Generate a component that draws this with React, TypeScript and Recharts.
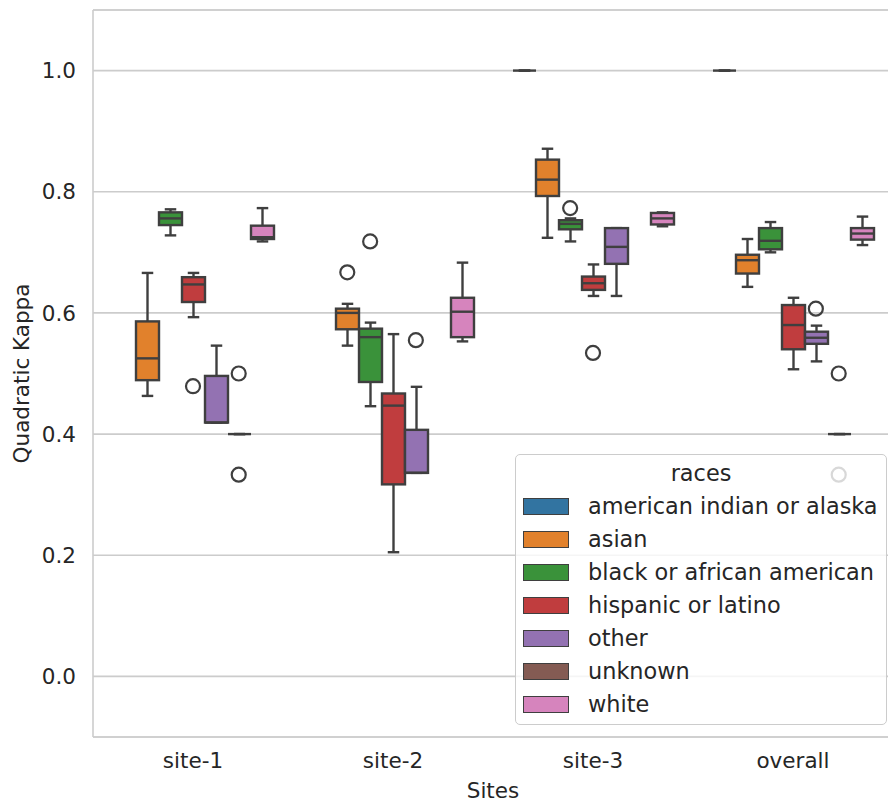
import React from 'react';
import {
  Bar,
  CartesianGrid,
  ComposedChart,
  ReferenceLine,
  Scatter,
  XAxis,
  YAxis,
} from 'recharts';

// Sites along the x axis
const SITES = ['site-1', 'site-2', 'site-3', 'overall'];

// Race groups (hue) and their desaturated tab10 colours
const RACES = [
  'american indian or alaska',
  'asian',
  'black or african american',
  'hispanic or latino',
  'other',
  'unknown',
  'white',
];
const RACE_COLORS = ['#3274a1', '#e1812c', '#3a923a', '#c03d3e', '#9372b2', '#845b53', '#d684bd'];

// Box stats per site: [whisker low, q1, median, q3, whisker high]
type Stats = [number, number, number, number, number] | null;

const americanIndian: Stats[] = [null, null, [1, 1, 1, 1, 1], [1, 1, 1, 1, 1]];
const asian: Stats[] = [
  [0.463, 0.489, 0.525, 0.586, 0.666],
  [0.546, 0.573, 0.6, 0.607, 0.615],
  [0.724, 0.793, 0.82, 0.853, 0.871],
  [0.643, 0.665, 0.687, 0.696, 0.722],
];
const black: Stats[] = [
  [0.728, 0.745, 0.756, 0.766, 0.771],
  [0.446, 0.486, 0.56, 0.574, 0.584],
  [0.718, 0.738, 0.747, 0.753, 0.756],
  [0.7, 0.705, 0.719, 0.74, 0.75],
];
const hispanic: Stats[] = [
  [0.593, 0.618, 0.647, 0.659, 0.666],
  [0.205, 0.317, 0.447, 0.467, 0.565],
  [0.628, 0.638, 0.649, 0.66, 0.68],
  [0.507, 0.54, 0.58, 0.613, 0.625],
];
const other: Stats[] = [
  [0.419, 0.419, 0.419, 0.496, 0.546],
  [0.336, 0.336, 0.336, 0.407, 0.478],
  [0.628, 0.681, 0.709, 0.74, 0.74],
  [0.52, 0.549, 0.559, 0.569, 0.579],
];
const unknown: Stats[] = [[0.4, 0.4, 0.4, 0.4, 0.4], null, null, [0.4, 0.4, 0.4, 0.4, 0.4]];
const white: Stats[] = [
  [0.718, 0.722, 0.725, 0.744, 0.773],
  [0.553, 0.56, 0.602, 0.625, 0.683],
  [0.743, 0.746, 0.756, 0.765, 0.766],
  [0.712, 0.721, 0.731, 0.74, 0.759],
];

// Fliers per race, per site
const americanIndianOutliers: number[][] = [[], [], [], []];
const asianOutliers: number[][] = [[], [0.667], [], []];
const blackOutliers: number[][] = [[], [0.718], [0.773], []];
const hispanicOutliers: number[][] = [[0.479], [], [0.534], []];
const otherOutliers: number[][] = [[], [0.555], [], [0.607]];
const unknownOutliers: number[][] = [[0.5, 0.333], [], [], [0.5, 0.333]];
const whiteOutliers: number[][] = [[], [], [], []];

const Y_TICKS = [0, 0.2, 0.4, 0.6, 0.8, 1.0];

const STATS = [americanIndian, asian, black, hispanic, other, unknown, white];
const OUTLIERS = [
  americanIndianOutliers,
  asianOutliers,
  blackOutliers,
  hispanicOutliers,
  otherOutliers,
  unknownOutliers,
  whiteOutliers,
];

const LINE = '#3f3f3f';
const TEXT = '#262626';
const GRID = '#cccccc';
const FONT = '"DejaVu Sans", sans-serif';
const BOX_SPAN = 0.8;

// one row per site, each race gets a [low, high] whisker range
const rows = SITES.map((site, s) => {
  const row: Record<string, any> = { site, stats: STATS.map((h) => h[s]) };
  STATS.forEach((h, i) => {
    const st = h[s];
    row[`r${i}`] = st ? [st[0], st[4]] : null;
  });
  return row;
});

// fliers placed on a numeric axis, dodged like the boxes
const fliers = OUTLIERS.flatMap((h, i) =>
  h.flatMap((vals, s) =>
    vals.map((v) => ({
      x: s + (i - (RACES.length - 1) / 2) * (BOX_SPAN / RACES.length),
      y: v,
    })),
  ),
);

const makeBox = (hue: number) => (props: any) => {
  const { x, y, width, height, payload } = props;
  const st: Stats = payload?.stats?.[hue];
  if (!st || x == null || y == null) return <g />;
  const [lo, q1, med, q3, hi] = st;
  const top = Math.min(y, y + height);
  const span = Math.abs(height);
  const py = (v: number) => (hi === lo ? top : top + ((hi - v) / (hi - lo)) * span);
  const cx = x + width / 2;
  const cap = width / 4;
  return (
    <g stroke={LINE} strokeWidth={2.4}>
      <line x1={cx} x2={cx} y1={py(hi)} y2={py(q3)} />
      <line x1={cx} x2={cx} y1={py(q1)} y2={py(lo)} />
      <line x1={cx - cap} x2={cx + cap} y1={py(hi)} y2={py(hi)} />
      <line x1={cx - cap} x2={cx + cap} y1={py(lo)} y2={py(lo)} />
      <rect
        x={x}
        y={py(q3)}
        width={width}
        height={Math.max(py(q1) - py(q3), 0)}
        fill={RACE_COLORS[hue]}
      />
      <line x1={x} x2={x + width} y1={py(med)} y2={py(med)} />
    </g>
  );
};

const Flier = (props: any) => {
  const { cx, cy } = props;
  if (cx == null || cy == null) return <g />;
  return <circle cx={cx} cy={cy} r={7} fill="none" stroke={LINE} strokeWidth={2.2} />;
};

const RaceLegend = () => (
  <div
    style={{
      position: 'absolute',
      left: 515,
      top: 454,
      width: 372,
      height: 271,
      boxSizing: 'border-box',
      background: 'rgba(255,255,255,0.8)',
      border: `1.5px solid ${GRID}`,
      borderRadius: 5,
      fontFamily: FONT,
      fontSize: 22.4,
      color: TEXT,
    }}
  >
    <div style={{ position: 'absolute', top: 5, left: 0, right: 0, textAlign: 'center' }}>races</div>
    {RACES.map((race, i) => (
      <div
        key={race}
        style={{ position: 'absolute', left: 7, top: 38 + i * 33, height: 26, display: 'flex', alignItems: 'center' }}
      >
        <div
          style={{
            width: 46,
            height: 17,
            boxSizing: 'border-box',
            background: RACE_COLORS[i],
            border: `1.5px solid ${LINE}`,
          }}
        />
        <span style={{ marginLeft: 19, whiteSpace: 'nowrap' }}>{race}</span>
      </div>
    ))}
  </div>
);

export default function App() {
  return (
    <div
      style={{
        position: 'absolute',
        left: 0,
        top: 0,
        width: 888,
        height: 804,
        overflow: 'hidden',
        background: '#fff',
        fontFamily: FONT,
      }}
    >
      <ComposedChart
        width={893}
        height={804}
        data={rows}
        margin={{ top: 10, right: 0, bottom: 0, left: 0 }}
        barCategoryGap="10%"
        barGap={0}
      >
        <CartesianGrid horizontal vertical={false} stroke={GRID} strokeWidth={1.6} />
        <XAxis
          dataKey="site"
          type="category"
          height={67}
          tickLine={false}
          tickSize={6}
          tickMargin={10}
          axisLine={{ stroke: GRID, strokeWidth: 1.6 }}
          tick={{ fontSize: 21.5, fill: TEXT, fontFamily: FONT }}
          label={{ value: 'Sites', position: 'insideBottom', offset: 6, fontSize: 21.5, fill: TEXT, fontFamily: FONT }}
        />
        <XAxis xAxisId="n" type="number" dataKey="x" domain={[-0.5, 3.5]} hide allowDataOverflow />
        <YAxis
          type="number"
          width={93}
          domain={[-0.1, 1.1]}
          ticks={Y_TICKS}
          allowDataOverflow
          tickFormatter={(v: number) => v.toFixed(1)}
          tickLine={false}
          tickSize={6}
          tickMargin={11}
          axisLine={{ stroke: GRID, strokeWidth: 1.6 }}
          tick={{ fontSize: 21.5, fill: TEXT, fontFamily: FONT }}
          label={{
            value: 'Quadratic Kappa',
            angle: -90,
            position: 'insideLeft',
            offset: 21,
            style: { textAnchor: 'middle' },
            fontSize: 21.5,
            fill: TEXT,
            fontFamily: FONT,
          }}
        />
        <ReferenceLine y={1.1} stroke={GRID} strokeWidth={1.6} />
        {RACES.map((race, i) => (
          <Bar
            key={race}
            dataKey={`r${i}`}
            name={race}
            fill={RACE_COLORS[i]}
            shape={makeBox(i)}
            isAnimationActive={false}
          />
        ))}
        <Scatter xAxisId="n" data={fliers} dataKey="y" shape={Flier} isAnimationActive={false} />
      </ComposedChart>
      <RaceLegend />
    </div>
  );
}
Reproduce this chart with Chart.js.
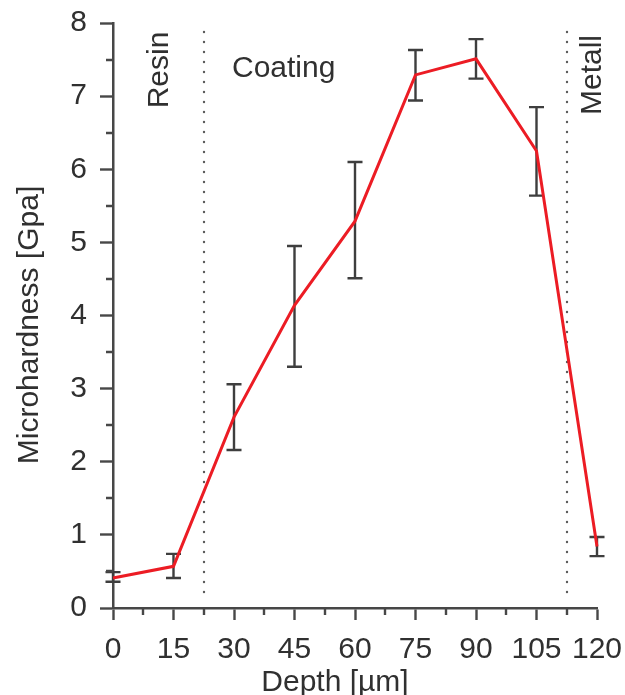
<!DOCTYPE html>
<html lang="en">
<head>
<meta charset="utf-8" />
<title>Microhardness profile</title>
<script src="https://cdn.jsdelivr.net/npm/chart.js@4"></script>
<style>
  html, body { margin: 0; padding: 0; background: #fff; }
  #wrap { width: 625px; height: 695px; }
</style>
</head>
<body>
<div id="wrap"><canvas id="myChart" width="625" height="695"></canvas></div>
<script>
// measured points: depth in µm, hardness in GPa, error bar ends
const depth    = [0, 15, 30, 45, 60, 75, 90, 105, 120];
const hardness = [0.41, 0.57, 2.61, 4.14, 5.29, 7.29, 7.51, 6.25, 0.84];
const errLow   = [0.36, 0.41, 2.16, 3.30, 4.51, 6.94, 7.24, 5.64, 0.71];
const errHigh  = [0.49, 0.74, 3.06, 4.95, 6.10, 7.63, 7.78, 6.85, 0.97];

const xTickLabels = [0, 15, 30, 45, 60, 75, 90, 105, 120];
const yTickLabels = [0, 1, 2, 3, 4, 5, 6, 7, 8];

// borders between the zones (µm) and their names
const zoneBounds = [22.5, 112.5];
const zoneNames  = ['Resin', 'Coating', 'Metall'];

const FONT = "'Liberation Sans', Arial, sans-serif";
const TXT = '#303030';
const AX = '#474747';

const points = depth.map((d, i) => ({ x: d, y: hardness[i] }));

const extras = {
	id: 'extras',
	beforeDatasetsDraw(chart) {
		const ctx = chart.ctx, xs = chart.scales.x, ys = chart.scales.y, a = chart.chartArea;
		// dotted zone borders
		ctx.save();
		ctx.strokeStyle = '#5c5c5c';
		ctx.lineWidth = 2.4;
		ctx.lineCap = 'round';
		ctx.setLineDash([0, 10]);
		zoneBounds.forEach(b => {
			const px = Math.round(xs.getPixelForValue(b));
			ctx.beginPath();
			ctx.moveTo(px, a.top + 9);
			ctx.lineTo(px, a.bottom - 10);
			ctx.stroke();
		});
		ctx.restore();
		// error bars
		ctx.save();
		ctx.strokeStyle = '#3e3e3e';
		ctx.lineWidth = 2.4;
		depth.forEach((d, i) => {
			const px = xs.getPixelForValue(d);
			const lo = ys.getPixelForValue(errLow[i]);
			const hi = ys.getPixelForValue(errHigh[i]);
			ctx.beginPath();
			ctx.moveTo(px, lo); ctx.lineTo(px, hi);
			ctx.moveTo(px - 7.5, lo); ctx.lineTo(px + 7.5, lo);
			ctx.moveTo(px - 7.5, hi); ctx.lineTo(px + 7.5, hi);
			ctx.stroke();
		});
		ctx.restore();
	},
	afterDraw(chart) {
		const ctx = chart.ctx, xs = chart.scales.x, ys = chart.scales.y, a = chart.chartArea;
		// minor ticks
		ctx.save();
		ctx.strokeStyle = AX;
		ctx.lineWidth = 2.4;
		ctx.beginPath();
		ys.ticks.forEach(t => {
			if (yTickLabels.includes(t.value)) return;
			const py = Math.round(ys.getPixelForValue(t.value));
			ctx.moveTo(a.left - 7, py); ctx.lineTo(a.left, py);
		});
		xs.ticks.forEach(t => {
			if (xTickLabels.includes(t.value)) return;
			const px = Math.round(xs.getPixelForValue(t.value));
			ctx.moveTo(px, a.bottom); ctx.lineTo(px, a.bottom + 7);
		});
		ctx.stroke();
		ctx.restore();

		// axis titles and zone names
		ctx.save();
		ctx.fillStyle = TXT;
		ctx.font = '30px ' + FONT;
		ctx.textBaseline = 'alphabetic';
		ctx.textAlign = 'center';
		ctx.fillText('Depth [µm]', 335, 691);

		ctx.save();
		ctx.translate(38, 325);
		ctx.rotate(-Math.PI / 2);
		ctx.fillText('Microhardness [Gpa]', 0, 0);
		ctx.restore();

		ctx.save();
		ctx.translate(168, 70);
		ctx.rotate(-Math.PI / 2);
		ctx.fillText(zoneNames[0], 0, 0);
		ctx.restore();

		ctx.textAlign = 'left';
		ctx.fillText(zoneNames[1], 232, 77);

		ctx.save();
		ctx.translate(601, 75);
		ctx.rotate(-Math.PI / 2);
		ctx.textAlign = 'center';
		ctx.fillText(zoneNames[2], 0, 0);
		ctx.restore();
		ctx.restore();
	}
};

new Chart(document.getElementById('myChart'), {
	type: 'line',
	data: {
		datasets: [{
			data: points,
			borderColor: '#ec1c24',
			borderWidth: 3,
			pointRadius: 0,
			tension: 0,
			fill: false,
			clip: false
		}]
	},
	options: {
		responsive: false,
		animation: false,
		layout: { padding: { left: 0, right: 28, top: 23, bottom: 0 } },
		plugins: { legend: { display: false }, tooltip: { enabled: false } },
		scales: {
			x: {
				type: 'linear',
				min: 0, max: 120,
				afterFit(s) { s.height = 87; s.paddingLeft = 0; s.paddingRight = 0; },
				border: { display: true, color: AX, width: 2.5 },
				grid: {
					drawOnChartArea: false, drawTicks: true, tickLength: 12, tickWidth: 2.4,
					tickColor: c => xTickLabels.includes(c.tick.value) ? AX : 'rgba(0,0,0,0)'
				},
				ticks: {
					stepSize: 7.5, autoSkip: false, maxRotation: 0, padding: 12,
					color: TXT, font: { family: FONT, size: 30 },
					callback: v => xTickLabels.includes(v) ? String(v) : ''
				}
			},
			y: {
				min: 0, max: 8,
				afterFit(s) { s.width = 113; s.paddingTop = 0; s.paddingBottom = 0; },
				border: { display: true, color: AX, width: 2.5 },
				grid: {
					drawOnChartArea: false, drawTicks: true, tickLength: 13, tickWidth: 2.4,
					tickColor: c => yTickLabels.includes(c.tick.value) ? AX : 'rgba(0,0,0,0)'
				},
				ticks: {
					stepSize: 0.5, autoSkip: false, padding: 13,
					color: TXT, font: { family: FONT, size: 30 },
					callback: v => yTickLabels.includes(v) ? String(v) : ''
				}
			}
		}
	},
	plugins: [extras]
});
</script>
</body>
</html>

= = = =

## [Written request]
Leave out any pictures, please, and quote only the lines from the top of the data through the line that contains "const SITES = ['site-1', 'site-2', 'site-3', 'overall'];".

## [Complete output]
Generate a component that draws this with React, TypeScript and Recharts.
import React from 'react';
import {
  Bar,
  CartesianGrid,
  ComposedChart,
  ReferenceLine,
  Scatter,
  XAxis,
  YAxis,
} from 'recharts';

// Sites along the x axis
const SITES = ['site-1', 'site-2', 'site-3', 'overall'];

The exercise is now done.